In case you are not familiar with the story of Cincinnatus, read here. Simply put, the idea of Cincinnatus at the plow has come to symbolize the myth of the citizen/leader, the simple man who works at his humble position until his country calls upon him to lead. Then, when his task is completed, he puts down the tools of government and goes back home to take up his plow and continue his humble work. To a certain extent, this motif is found in the story of how Washington was called to be the first leader of the new America. But nowadays, the ideal of Cincinnatus is not defined by a leader who is uncorrupt, but a leader who is just like you and me. In other words, the “greatness” of the myth has shifted from the humbleness of Cincinnatus to focus instead on his origins. The Common Man/Woman as leader – a person who is just like you or me, a person you could have a beer with, or sit next to at the beauty parlor. The problem with this, obviously, is that this presumes that the Common Man/Woman is fit to lead in the first place.
After listening to people over the Bush II years, I have come to the conclusion that for a certain percentage of people, what their elected officials think and believe is more important that what they do. For example, let’s talk about the ever-present abortion question. How a candidate feels about this particular issue is often a make-or-break point for the voters. But let’s think about this logically for a second. There is absolutely NO direct action that any one elected official can take to stop abortion. And on a federal level, one could very credibly argue that there is NOTHING a federal elected official can do. Certainly a President can try to pack the Court, but even that guarantees nothing. So does what they can or cannot do matter at all? Or do we just want a politician who seems to think like we do? For many, that answer is “YES!” And they would rather have a self-professed evangelical christian with a spotty track record and questionable employment history than someone with a top notch education who has spent much of their life working and volunteering.
Sarah Palin is a perfect example.
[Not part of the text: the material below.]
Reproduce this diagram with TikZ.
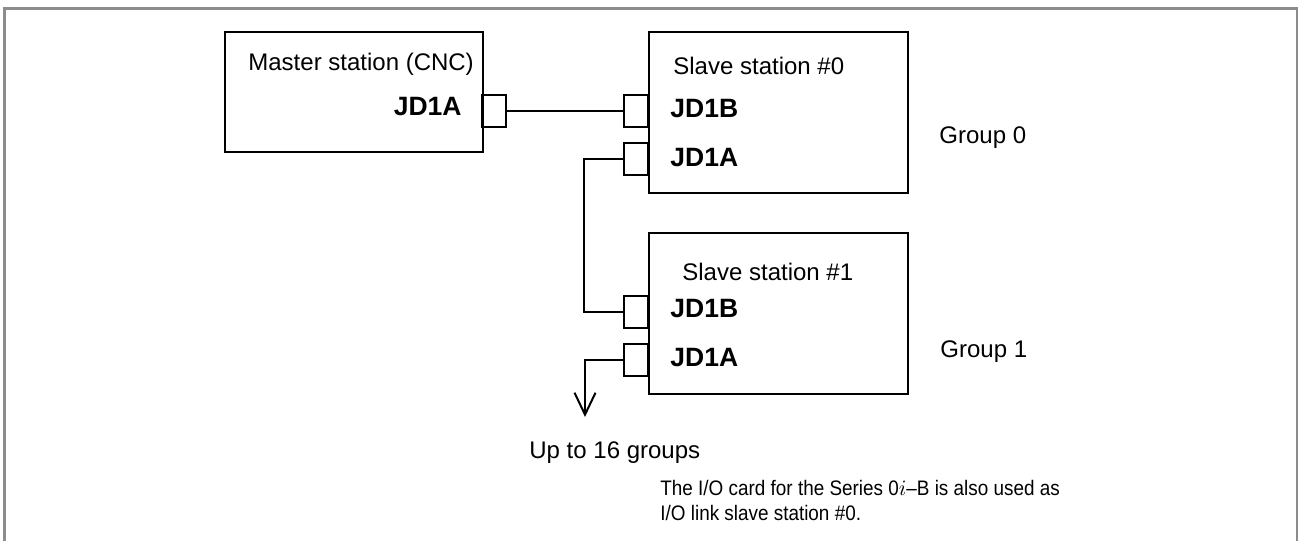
\documentclass[tikz,border=0pt]{standalone}
\usepackage{fontspec}
\setmainfont{Liberation Sans}
\newfontfamily\notefont[FakeStretch=0.9]{Liberation Sans}
\usetikzlibrary{arrows.meta,positioning}
\definecolor{framegray}{RGB}{140,140,140}

\begin{document}
\begin{tikzpicture}[x=0.5pt,y=-0.5pt,
  station/.style={draw, line width=1.2pt, anchor=north west, inner sep=0pt, minimum width=129.5pt, minimum height=80.5pt},
  port/.style={draw, line width=1pt, inner sep=0pt, minimum width=12pt, minimum height=16.3pt},
  lbl/.style={anchor=base west, inner sep=0pt, font=\fontsize{12}{14}\selectfont},
  jd/.style={anchor=base west, inner sep=0pt, font=\fontsize{13.25}{15}\selectfont\bfseries},
  note/.style={anchor=base west, inner sep=0pt, font=\fontsize{10.5}{12.5}\selectfont\notefont},
  link/.style={line width=1pt}]
\useasboundingbox (0,0) rectangle (1300,541);
% outer frame, open at the bottom
\draw[framegray, line width=1.3pt] (4.7,541) -- (4.7,8.3) -- (1297,8.3) -- (1297,541);
% stations
\node[station, minimum width=128.75pt, minimum height=60pt] (master) at (224,31) {};
\node[station] (slave0) at (648,31) {};
\node[station] (slave1) at (648,232) {};
% connectors
\node[port, anchor=west] (mA) at (481,111) {};
\node[port, anchor=east] (s0B) at (648.5,111) {};
\node[port, anchor=east] (s0A) at (648.5,159) {};
\node[port, anchor=east] (s1B) at (648.5,312) {};
\node[port, anchor=east] (s1A) at (648.5,360) {};
% labels
\node[lbl] (mtext) at (248,70) {Master station (CNC)};
\node[jd, anchor=base east] (mjd) at (462,115) {JD1A};
\node[lbl] (s0text) at (673,74) {Slave station \#0};
\node[jd] (s0jdb) at (670,117) {JD1B};
\node[jd] (s0jda) at (670,166) {JD1A};
\node[lbl] (s1text) at (682,280) {Slave station \#1};
\node[jd] (s1jdb) at (670,317) {JD1B};
\node[jd] (s1jda) at (670,366) {JD1A};
\node[lbl] (grp0) at (939,143) {Group 0};
\node[lbl] (grp1) at (940,357) {Group 1};
% cables
\draw[link] (mA.east) -- (s0B.west);
\draw[link] (s0A.west) -- ++(-39,0) |- (s1B.west);
\coordinate (more) at (585,417);
\draw[link, -{Straight Barb[length=11pt, width=10.5pt]}] (s1A.west) -| (more);
\node[lbl] (uptext) at (529,458) {Up to 16 groups};
\node[note] (note1) at (660,495) {The I/O card for the Series 0$i$–B is also used as};
\node[note] (note2) at (660,520) {I/O link slave station \#0.};
\end{tikzpicture}
\end{document}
On one of the many Palin for President 2012 sites, I found the following rationale for why she is fit to lead this country:
“We may not be the obnoxious party, but the United States is still full of Godfearin‘, gun totin‘ patriotic Americans–people who believe in small government, lower taxes, and the freedom to make choices for themselves. There are also many of us who deeply desire a candidate who is full of integrity and is not part of the “Washington Elite”…someone a little like you and me.”
But how is she fit to lead? Because she thinks like you? Are YOU fit to lead? No? Then why is she? Because she doesn’t make you feel inferior? Because she believes in Creationism? Think about it this way…You’ve decided to get a tattoo. You can either go to Jack, who has his own tattoo shop and has been tattooing for 26 years is known to be the best artist around, or to Mark, who just bought a bunch of equipment, but has never done a real tattoo before. You are a Christian and have noticed that Mark has a Jesus fish on his car. You don’t know if Jack goes to church at all. So, where do you go to get your tattoo? Do you want to go to the guy who knows what he is doing or the guy who doesn’t know the first thing about tattooing, but might think like you? Perhaps it would do us all well to re-read the story of Cincinnatus and remember that it was his service to his country and his disdain for the trappings of power that made him a hero.